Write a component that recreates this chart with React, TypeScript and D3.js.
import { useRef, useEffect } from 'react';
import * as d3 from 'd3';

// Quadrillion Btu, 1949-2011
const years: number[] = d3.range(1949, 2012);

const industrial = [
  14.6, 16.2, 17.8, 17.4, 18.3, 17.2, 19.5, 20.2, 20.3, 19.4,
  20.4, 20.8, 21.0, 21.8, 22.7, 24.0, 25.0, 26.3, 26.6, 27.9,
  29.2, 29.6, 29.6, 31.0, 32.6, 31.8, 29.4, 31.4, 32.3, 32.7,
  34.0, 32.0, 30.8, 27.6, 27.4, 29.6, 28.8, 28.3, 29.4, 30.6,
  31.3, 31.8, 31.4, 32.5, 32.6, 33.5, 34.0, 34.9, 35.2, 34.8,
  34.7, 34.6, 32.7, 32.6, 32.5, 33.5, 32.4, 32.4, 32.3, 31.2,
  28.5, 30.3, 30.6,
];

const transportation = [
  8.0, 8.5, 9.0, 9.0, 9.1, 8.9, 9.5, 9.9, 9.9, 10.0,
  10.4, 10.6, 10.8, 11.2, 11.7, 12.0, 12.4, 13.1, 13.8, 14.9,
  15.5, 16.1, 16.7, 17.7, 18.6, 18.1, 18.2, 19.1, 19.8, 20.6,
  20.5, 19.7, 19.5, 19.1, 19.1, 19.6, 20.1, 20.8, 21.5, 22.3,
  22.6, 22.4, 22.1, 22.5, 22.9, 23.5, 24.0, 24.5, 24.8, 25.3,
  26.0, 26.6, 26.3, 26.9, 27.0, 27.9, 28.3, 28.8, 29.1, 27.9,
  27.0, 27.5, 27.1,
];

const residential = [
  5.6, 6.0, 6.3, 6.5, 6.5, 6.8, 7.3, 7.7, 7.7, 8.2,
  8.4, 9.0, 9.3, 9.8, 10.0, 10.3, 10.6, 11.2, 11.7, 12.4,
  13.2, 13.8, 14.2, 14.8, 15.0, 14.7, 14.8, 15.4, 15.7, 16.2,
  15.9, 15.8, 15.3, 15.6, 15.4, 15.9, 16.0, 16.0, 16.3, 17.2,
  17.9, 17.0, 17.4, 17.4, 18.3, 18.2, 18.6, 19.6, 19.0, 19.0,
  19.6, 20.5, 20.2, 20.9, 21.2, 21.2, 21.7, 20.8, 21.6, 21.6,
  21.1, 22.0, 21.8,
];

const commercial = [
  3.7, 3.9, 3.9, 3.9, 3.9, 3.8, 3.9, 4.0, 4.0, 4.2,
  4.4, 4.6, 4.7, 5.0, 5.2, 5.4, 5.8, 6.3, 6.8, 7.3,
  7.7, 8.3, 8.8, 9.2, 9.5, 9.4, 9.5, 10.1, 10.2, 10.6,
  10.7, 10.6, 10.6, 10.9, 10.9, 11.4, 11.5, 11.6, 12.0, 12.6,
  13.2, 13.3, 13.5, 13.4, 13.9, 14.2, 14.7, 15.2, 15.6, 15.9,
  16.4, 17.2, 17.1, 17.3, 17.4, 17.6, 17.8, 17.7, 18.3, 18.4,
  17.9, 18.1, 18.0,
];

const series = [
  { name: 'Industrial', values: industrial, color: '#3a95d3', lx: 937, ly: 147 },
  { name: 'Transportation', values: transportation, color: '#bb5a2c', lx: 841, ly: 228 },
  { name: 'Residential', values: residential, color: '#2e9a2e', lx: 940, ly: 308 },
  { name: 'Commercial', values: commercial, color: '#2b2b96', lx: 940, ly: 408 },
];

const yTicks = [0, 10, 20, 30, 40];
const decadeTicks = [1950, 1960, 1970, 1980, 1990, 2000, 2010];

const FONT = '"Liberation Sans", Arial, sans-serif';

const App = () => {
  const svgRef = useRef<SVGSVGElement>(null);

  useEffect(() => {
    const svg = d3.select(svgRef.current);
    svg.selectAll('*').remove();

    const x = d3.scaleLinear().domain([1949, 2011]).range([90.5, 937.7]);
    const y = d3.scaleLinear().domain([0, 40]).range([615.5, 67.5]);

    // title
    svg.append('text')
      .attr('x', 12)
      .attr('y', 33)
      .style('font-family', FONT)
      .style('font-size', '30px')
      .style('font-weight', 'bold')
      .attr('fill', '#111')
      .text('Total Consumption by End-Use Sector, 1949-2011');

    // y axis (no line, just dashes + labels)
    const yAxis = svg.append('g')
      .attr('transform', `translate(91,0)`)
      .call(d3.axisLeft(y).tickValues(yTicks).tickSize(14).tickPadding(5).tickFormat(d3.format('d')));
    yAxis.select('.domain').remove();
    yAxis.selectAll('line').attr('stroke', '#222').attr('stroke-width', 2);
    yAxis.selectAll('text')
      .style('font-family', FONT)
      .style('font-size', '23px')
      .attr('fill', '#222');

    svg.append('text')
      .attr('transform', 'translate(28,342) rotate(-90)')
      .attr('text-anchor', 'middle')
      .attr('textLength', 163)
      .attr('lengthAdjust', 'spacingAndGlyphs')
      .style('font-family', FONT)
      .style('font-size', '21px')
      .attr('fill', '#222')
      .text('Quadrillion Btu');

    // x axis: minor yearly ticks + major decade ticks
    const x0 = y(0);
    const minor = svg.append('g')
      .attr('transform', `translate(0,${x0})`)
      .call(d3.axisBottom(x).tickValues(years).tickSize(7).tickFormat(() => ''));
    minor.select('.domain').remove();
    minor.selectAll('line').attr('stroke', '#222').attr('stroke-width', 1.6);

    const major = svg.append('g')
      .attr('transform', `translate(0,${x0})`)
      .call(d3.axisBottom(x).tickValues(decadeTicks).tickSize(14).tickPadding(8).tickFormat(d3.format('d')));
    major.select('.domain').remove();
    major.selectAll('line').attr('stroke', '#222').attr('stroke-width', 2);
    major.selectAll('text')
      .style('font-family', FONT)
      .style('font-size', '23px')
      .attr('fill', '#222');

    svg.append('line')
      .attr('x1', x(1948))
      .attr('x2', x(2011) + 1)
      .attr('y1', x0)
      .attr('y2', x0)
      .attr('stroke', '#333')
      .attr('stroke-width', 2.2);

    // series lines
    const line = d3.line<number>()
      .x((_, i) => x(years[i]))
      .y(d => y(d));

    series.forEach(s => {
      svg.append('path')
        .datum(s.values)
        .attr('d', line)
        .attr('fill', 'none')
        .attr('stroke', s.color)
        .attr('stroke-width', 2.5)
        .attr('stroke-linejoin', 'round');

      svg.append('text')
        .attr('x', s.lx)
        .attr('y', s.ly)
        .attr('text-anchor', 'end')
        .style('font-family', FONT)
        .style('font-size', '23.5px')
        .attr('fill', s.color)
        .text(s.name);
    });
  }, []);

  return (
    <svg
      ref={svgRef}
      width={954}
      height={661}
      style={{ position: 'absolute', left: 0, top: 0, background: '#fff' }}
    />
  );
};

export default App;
...
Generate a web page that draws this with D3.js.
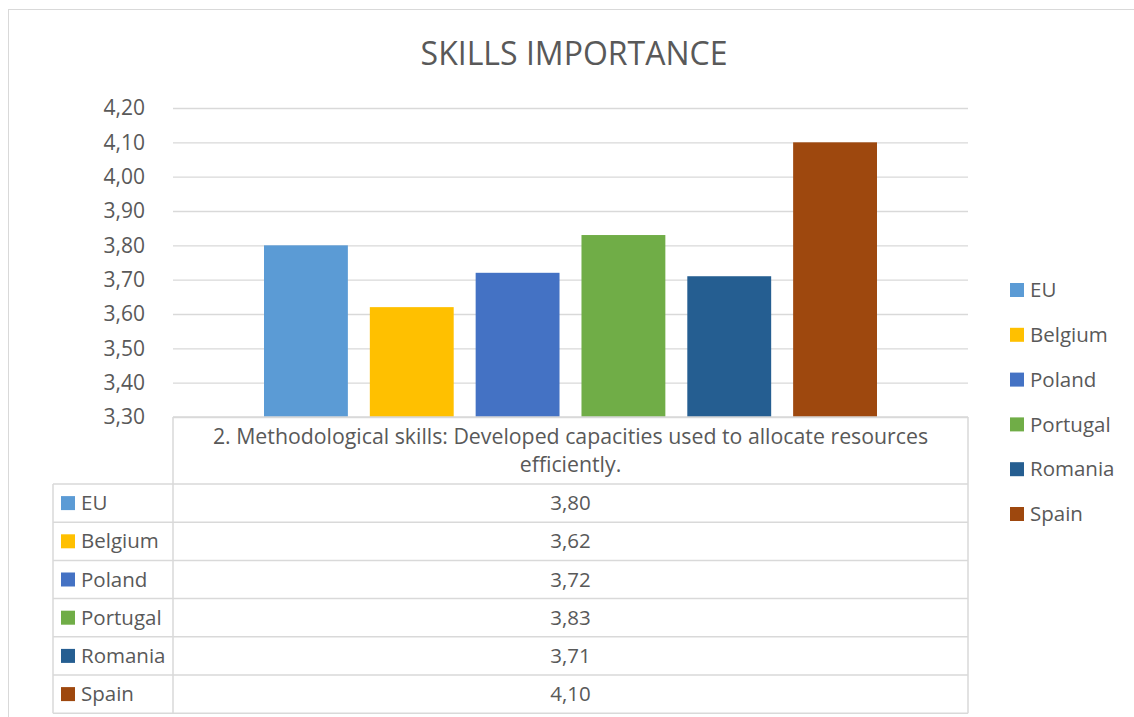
==
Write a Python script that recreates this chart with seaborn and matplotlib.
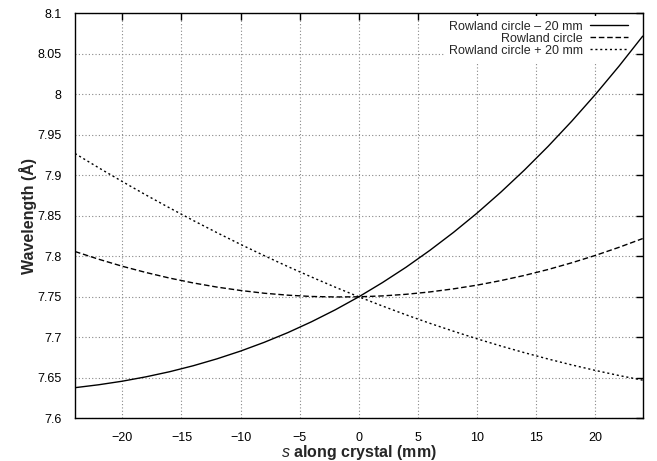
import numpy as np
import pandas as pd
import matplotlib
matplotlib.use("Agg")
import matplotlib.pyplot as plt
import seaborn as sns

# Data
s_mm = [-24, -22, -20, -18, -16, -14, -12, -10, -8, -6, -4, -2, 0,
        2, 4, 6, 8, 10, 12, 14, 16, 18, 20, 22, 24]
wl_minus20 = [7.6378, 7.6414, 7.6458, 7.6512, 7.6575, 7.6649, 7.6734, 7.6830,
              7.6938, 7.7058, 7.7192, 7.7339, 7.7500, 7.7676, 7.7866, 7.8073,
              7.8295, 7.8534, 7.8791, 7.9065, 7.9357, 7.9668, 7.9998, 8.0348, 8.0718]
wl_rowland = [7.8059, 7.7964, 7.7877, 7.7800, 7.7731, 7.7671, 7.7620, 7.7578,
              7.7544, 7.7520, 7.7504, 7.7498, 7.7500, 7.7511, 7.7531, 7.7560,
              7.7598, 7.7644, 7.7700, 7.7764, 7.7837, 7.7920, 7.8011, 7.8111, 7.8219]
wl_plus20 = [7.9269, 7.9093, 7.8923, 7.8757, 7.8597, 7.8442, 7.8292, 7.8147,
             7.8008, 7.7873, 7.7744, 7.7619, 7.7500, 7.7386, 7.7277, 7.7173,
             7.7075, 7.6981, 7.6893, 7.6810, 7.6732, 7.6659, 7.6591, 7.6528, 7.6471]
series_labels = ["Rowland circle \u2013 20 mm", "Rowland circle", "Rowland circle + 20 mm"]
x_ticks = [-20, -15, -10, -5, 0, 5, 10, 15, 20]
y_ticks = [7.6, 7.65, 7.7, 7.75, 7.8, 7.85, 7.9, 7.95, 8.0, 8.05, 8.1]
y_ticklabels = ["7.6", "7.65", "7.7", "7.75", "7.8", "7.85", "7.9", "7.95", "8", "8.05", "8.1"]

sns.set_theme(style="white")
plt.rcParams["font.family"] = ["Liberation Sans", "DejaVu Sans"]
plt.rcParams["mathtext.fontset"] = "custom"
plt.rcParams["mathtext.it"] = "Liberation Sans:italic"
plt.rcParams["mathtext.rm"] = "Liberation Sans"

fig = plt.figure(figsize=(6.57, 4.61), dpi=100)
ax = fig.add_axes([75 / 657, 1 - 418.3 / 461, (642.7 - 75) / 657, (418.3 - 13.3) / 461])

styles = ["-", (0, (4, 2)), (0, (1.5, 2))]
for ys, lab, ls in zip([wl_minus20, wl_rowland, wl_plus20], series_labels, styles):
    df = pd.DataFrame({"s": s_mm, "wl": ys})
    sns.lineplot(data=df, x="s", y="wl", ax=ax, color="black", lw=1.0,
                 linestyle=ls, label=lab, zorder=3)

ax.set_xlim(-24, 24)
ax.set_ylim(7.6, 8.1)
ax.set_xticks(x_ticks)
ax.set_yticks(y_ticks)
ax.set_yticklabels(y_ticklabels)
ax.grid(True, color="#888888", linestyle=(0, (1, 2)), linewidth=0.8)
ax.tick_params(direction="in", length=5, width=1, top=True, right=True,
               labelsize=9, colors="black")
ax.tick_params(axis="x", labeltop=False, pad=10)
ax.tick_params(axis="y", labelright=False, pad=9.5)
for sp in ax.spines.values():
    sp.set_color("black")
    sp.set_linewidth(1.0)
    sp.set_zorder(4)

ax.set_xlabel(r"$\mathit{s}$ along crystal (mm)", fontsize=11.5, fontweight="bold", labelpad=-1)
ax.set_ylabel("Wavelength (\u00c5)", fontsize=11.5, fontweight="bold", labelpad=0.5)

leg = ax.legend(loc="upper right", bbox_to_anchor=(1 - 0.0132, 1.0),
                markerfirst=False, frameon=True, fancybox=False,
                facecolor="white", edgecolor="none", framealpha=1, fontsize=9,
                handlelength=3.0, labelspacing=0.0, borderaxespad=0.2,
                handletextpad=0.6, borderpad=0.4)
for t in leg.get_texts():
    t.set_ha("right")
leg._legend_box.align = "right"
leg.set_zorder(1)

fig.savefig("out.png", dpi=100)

> **SHORT EXERCISE**: Starting with the line that contains "Write a component", repeat each line exactly, and stop once the line that contains "const years: number[] = d3.range(1949, 2012);" has been repeated.

> **SOLUTION FOR THIS PROBLEM**:
Write a component that recreates this chart with React, TypeScript and D3.js.
import { useRef, useEffect } from 'react';
import * as d3 from 'd3';

// Quadrillion Btu, 1949-2011
const years: number[] = d3.range(1949, 2012);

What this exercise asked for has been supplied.